No surprise--staged 'ring of peace' not what it appeared to be

After an individual in Copenhagen, Denmark, who randomly happened to be an undoubtedly  frustrated, unemployed Muslim, randomly shot and killed an attendee at a gathering of a random bunch of folks for free speech that coincidentally featured a cartoonist known for his satiric sketches of Muslim inventor Mohammed and later, also randomly, shot and killed a guard outside a building that also coincidentally happened to be a synagogue, another bunch of folks who happened to be Muslim decided that their religion was being unfairly portrayed as violent.  And so these Muslims in neighboring Oslo, Norway publicly proclaimed they were forming a protective  "ring of peace" around a local synagogue.  Apparently the city's small Jewish population and the city's police force just couldn't do the job.

Predictably--and not randomly--the feel good story of Muslims supposedly authentically displaying their religious philosophy's tolerance and good will received a lot of friendly media reports in major media sources who didn't bother to do some fact checking.  But thanks to the new media, some specific unpleasant facts about this heartwarming display emerged, blasting the story.

It seems the Muslim leader of this peaceful initiative, Ali Chishti, really, really does not like Jews, blaming them for most of the evils of the world. 

But Chishti confirmed on Saturday in an interview with Verdens Gang, a Norwegian tabloid, that he delivered a speech in Oslo on March 22, 2009 on the alleged involvement of Jews in planning the 9/11 World Trade Center bombings in New York. The speech’s title was “Therefore I Hate Jews and Gays,” the newspaper reported, though Chishti said he was not the one who came up with the title.

“There were several thousand Jews away from work in the World Trade Center, and why there were more Jews in Mumbai when Pakistani terrorists attacked than usual?” he said then, repeating the conspiracy theory that Jews knew in advance of the 2001 Twin Towers attack that killed thousands. “Jews are a small group, but everyone knows that they have a lot of power.”

Wow!   Hating Jews is one thing; that is often acceptable to feel good liberals, but gays?  Oh dear!  As the organizer of the March, 2009 event explained (translated)

"Yes, it was right to let Mohammed Ali Chishti speak at the dialogue meeting on March 22nd, and to let him shout out his anti-Semitic rhetoric. Not only had I read the speach beforehand, I had also prepared the Jewish congregation about its contents. And it was I who asked Chisti to speak of how he and the others shouted "death to the Jews" in the demonstrations. In this I see nothing worthy of criticism, to the contrary, I took the bull by the horns. Not to discuss this is to turn ones back upon a dawning problem."

Oh well, the sun has set on that dawning problem; that was then, this is now.  Or something.  Chishti is now really peaceful and loving.  Sort of.  Randomly.  In a Muslim way.

In Saturday interviews, he retracted his statements.
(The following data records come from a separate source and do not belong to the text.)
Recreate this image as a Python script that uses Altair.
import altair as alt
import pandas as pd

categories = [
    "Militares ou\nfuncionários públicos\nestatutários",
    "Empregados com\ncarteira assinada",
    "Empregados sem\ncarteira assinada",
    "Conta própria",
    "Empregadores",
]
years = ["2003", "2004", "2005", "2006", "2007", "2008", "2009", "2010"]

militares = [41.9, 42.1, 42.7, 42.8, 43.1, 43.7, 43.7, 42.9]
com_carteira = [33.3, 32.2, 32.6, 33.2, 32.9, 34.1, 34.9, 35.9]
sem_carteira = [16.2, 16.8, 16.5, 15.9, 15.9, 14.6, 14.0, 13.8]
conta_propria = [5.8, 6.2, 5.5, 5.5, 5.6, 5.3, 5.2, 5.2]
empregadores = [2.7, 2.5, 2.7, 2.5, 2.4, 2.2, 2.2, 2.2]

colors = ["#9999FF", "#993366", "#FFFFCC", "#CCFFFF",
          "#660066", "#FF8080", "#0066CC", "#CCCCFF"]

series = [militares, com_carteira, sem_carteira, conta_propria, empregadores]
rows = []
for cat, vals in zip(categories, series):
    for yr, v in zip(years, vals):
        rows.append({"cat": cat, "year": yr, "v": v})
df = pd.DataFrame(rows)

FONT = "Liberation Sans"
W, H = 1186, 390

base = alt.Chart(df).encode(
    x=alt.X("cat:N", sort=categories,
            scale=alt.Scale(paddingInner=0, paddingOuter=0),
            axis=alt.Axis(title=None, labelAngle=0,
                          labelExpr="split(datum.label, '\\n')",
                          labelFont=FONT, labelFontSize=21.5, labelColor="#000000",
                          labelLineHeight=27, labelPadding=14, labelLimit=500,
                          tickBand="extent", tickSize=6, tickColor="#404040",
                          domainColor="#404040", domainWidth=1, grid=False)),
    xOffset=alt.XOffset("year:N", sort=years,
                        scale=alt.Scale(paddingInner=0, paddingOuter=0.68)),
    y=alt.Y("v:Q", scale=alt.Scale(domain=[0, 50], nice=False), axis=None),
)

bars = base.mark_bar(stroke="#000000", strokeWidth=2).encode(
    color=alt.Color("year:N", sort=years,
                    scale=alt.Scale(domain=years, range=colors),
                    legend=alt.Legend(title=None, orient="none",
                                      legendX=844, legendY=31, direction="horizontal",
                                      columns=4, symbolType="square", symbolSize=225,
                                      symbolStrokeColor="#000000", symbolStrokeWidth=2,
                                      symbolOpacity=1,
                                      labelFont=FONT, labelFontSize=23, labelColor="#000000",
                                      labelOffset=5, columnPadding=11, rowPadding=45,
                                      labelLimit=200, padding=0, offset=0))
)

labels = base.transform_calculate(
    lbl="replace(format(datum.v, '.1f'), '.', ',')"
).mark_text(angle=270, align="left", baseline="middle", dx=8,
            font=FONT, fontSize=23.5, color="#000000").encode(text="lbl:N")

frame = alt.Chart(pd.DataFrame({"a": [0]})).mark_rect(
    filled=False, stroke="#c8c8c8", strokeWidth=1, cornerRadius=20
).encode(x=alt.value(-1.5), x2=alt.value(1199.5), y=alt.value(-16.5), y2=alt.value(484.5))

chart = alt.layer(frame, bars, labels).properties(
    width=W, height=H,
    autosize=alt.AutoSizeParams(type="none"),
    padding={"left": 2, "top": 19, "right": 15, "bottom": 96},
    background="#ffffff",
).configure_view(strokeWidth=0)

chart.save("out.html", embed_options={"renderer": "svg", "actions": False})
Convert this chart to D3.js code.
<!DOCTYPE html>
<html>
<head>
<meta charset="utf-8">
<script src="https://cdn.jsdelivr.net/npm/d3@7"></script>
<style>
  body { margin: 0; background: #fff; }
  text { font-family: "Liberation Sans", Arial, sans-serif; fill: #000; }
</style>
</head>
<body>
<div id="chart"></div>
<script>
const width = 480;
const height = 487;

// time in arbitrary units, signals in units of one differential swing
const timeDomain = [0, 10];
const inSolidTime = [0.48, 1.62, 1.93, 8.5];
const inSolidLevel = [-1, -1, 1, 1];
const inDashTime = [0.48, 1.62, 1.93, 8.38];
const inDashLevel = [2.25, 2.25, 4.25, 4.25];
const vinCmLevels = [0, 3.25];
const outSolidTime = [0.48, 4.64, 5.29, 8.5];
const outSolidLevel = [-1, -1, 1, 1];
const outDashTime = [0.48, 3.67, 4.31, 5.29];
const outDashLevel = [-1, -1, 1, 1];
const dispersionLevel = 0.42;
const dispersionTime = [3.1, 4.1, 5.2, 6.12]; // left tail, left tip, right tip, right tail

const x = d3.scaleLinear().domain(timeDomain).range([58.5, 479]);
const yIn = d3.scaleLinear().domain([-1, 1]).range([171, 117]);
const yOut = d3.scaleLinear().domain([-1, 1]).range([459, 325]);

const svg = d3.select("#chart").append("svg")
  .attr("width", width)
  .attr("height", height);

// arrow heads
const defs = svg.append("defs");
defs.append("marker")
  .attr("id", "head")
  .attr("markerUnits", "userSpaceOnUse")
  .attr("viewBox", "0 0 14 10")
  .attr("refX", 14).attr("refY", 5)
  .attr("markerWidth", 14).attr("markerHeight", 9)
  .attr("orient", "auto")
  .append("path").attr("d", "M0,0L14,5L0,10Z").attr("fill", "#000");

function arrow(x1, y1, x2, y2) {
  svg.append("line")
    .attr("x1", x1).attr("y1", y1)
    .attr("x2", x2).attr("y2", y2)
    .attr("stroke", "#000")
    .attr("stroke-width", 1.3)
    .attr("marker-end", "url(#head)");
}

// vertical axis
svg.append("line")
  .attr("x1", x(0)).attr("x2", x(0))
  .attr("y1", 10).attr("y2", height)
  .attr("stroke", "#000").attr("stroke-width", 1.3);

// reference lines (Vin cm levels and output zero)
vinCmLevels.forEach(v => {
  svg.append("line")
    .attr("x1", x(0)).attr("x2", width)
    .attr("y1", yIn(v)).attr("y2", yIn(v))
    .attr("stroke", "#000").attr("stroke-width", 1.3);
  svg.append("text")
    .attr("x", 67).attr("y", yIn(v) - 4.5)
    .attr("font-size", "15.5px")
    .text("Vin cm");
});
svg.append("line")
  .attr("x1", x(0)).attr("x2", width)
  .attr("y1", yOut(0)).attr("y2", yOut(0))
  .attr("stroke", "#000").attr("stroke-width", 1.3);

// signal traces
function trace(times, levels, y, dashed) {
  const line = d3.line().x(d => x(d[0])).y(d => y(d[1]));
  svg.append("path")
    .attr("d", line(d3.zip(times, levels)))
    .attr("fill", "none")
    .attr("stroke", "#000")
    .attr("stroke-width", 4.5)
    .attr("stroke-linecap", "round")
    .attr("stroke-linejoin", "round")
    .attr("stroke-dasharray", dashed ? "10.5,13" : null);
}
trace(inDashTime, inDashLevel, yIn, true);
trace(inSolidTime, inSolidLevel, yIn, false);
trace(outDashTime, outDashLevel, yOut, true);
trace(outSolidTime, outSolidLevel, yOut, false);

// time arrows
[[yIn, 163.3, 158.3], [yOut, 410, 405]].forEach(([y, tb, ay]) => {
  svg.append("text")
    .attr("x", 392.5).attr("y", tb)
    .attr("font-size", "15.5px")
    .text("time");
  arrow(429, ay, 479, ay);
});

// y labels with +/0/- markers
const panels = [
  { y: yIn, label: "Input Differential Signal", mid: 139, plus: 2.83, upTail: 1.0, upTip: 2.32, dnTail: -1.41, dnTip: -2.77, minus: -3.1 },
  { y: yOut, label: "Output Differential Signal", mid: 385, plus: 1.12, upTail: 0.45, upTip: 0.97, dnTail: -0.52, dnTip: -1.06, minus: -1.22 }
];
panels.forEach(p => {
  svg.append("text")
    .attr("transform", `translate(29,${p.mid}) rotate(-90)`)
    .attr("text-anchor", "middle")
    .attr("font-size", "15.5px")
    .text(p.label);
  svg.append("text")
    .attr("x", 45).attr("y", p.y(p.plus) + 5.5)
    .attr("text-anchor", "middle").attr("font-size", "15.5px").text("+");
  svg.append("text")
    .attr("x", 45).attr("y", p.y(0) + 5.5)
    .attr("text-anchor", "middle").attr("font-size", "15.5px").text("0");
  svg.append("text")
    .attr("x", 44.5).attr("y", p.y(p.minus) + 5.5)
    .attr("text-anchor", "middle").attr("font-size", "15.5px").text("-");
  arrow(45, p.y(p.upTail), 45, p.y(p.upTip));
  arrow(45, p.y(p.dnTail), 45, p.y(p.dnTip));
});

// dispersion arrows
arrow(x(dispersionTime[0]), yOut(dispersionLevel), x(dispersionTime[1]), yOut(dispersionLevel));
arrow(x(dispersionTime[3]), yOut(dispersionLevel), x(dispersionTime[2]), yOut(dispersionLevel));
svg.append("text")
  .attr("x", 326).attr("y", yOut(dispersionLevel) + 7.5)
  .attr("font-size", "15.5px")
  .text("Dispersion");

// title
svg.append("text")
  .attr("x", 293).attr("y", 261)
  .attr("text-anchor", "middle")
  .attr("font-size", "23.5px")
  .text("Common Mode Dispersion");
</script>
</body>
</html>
In an interview with the daily Norwegian newspaper Dagbladet, he said they were “anti-Semitic” and “unacceptable.”

“I was angry,” he told Verdens Gang. “I have since changed my views.” But he also said he “dislikes” people who support “an occupying force that has been condemned in several United Nations resolutions.”

“I think it is important to distinguish between being critical of Israel and anti-Semitism,” he also told Verdens Gang.

Whoops!  There is nothing "to distinguish between being critical of Israel and anti-Semitism"; they're the same and getting your picture taken while peacefully standing for two minutes in front of a synagogue won't change it.

And oh, by the way, the vaunted 1000 person "ring of peace" around the synagogue was really a publicity stunt of a few picturesque Muslims holding hands long enough to be photographed plus some random Norwegians watching,  according to Jordan Schachtel of Breitbart.

The weekend’s feel-good story about a Muslim “ring of peace” formed to “protect” Jews at an Oslo synagogue turned out to be a complete fabrication by the mainstream media, according to an eyewitness report, local officials, and attendees’ photos.

According to a local eyewitness, only about 20 or so Muslims formed the “ring of peace” around the Oslo synagogue. In fact, pictures from multiple angles show that there wasn’t enough people to form a ring, so the locals instead formed a horizontal line in front of the synagogue.

A local news outlet explained how the media got to its “1,300 Muslims” number. “According to police, there were 1300 persons present in the event. Very many of them ethnic Norwegians,” read a translated report from

Demonstrators also reportedly chanted, “No to anti-Semitism, no to Islamophobia,” conflating criticism of Islam and hatred of Jews.

Got that?  If Muslims randomly shoot at Jews both Muslims and Jews are victims.  And black is white and white is black and good is bad and bad is good and being judgmental is well, judgmental, which is definitely not good if it can be labeled Islamophobic.

Therefore, in light of his exemplary behavior and speeches, Ali Chishti will undoubtedly be invited to an anti violence, anti hate conference at the White House to lecture everyone about the dangers of Islamophobia in the US.